La voz humana resuena para solo cinco personas, diez a lo sumo, que acometen en silencio el descanso posterior a esta escena cumbre, a aquel la sostenido que corre en playeros y vestido de verano por el pentagrama. Tararearemos, cantaremos frases sueltas y dudosamente entonadas, en torno a la providencial caña que brinda el Madrid sudoroso casi de noche, cuando el calor aprieta de verdad.

 

Todos saben dónde está su sitio y caminan, con los abanicos y los gorros imaginarios en la mano, se amontonan absurdamente en un espacio delimitado por esa cinta carrocera pegada al suelo, esa cinta pisoteada y sucia a la que apenas le quedan unas horas de utilidad.
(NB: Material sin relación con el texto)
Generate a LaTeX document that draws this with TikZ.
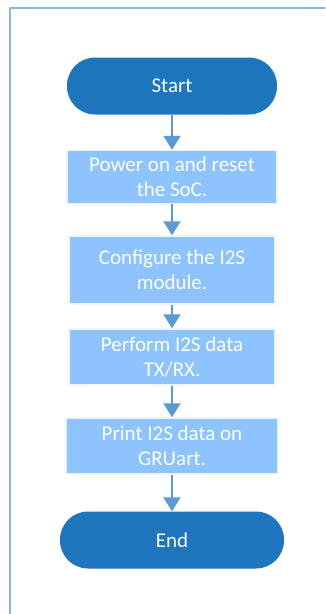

Cuando lleguemos al espacio real, cuando palpemos las mesas auténticas, el diván de rigor y nos veamos reflejados en los espejos auténticos, aquí, en esta sala negra y desordenada ya no quedará nada de La Traviata. Ni siquiera una grabación, ni una imagen en movimiento, ni más crónica que la que almacenan un puñado de fotografías estáticas y las cabezas, la memoria y las notas de quienes entramos siendo unos y salimos, después de cada sesión, hechos otros. Cambiados, si se quiere, por algo tan sencillo como unas efímeras líneas en el suelo.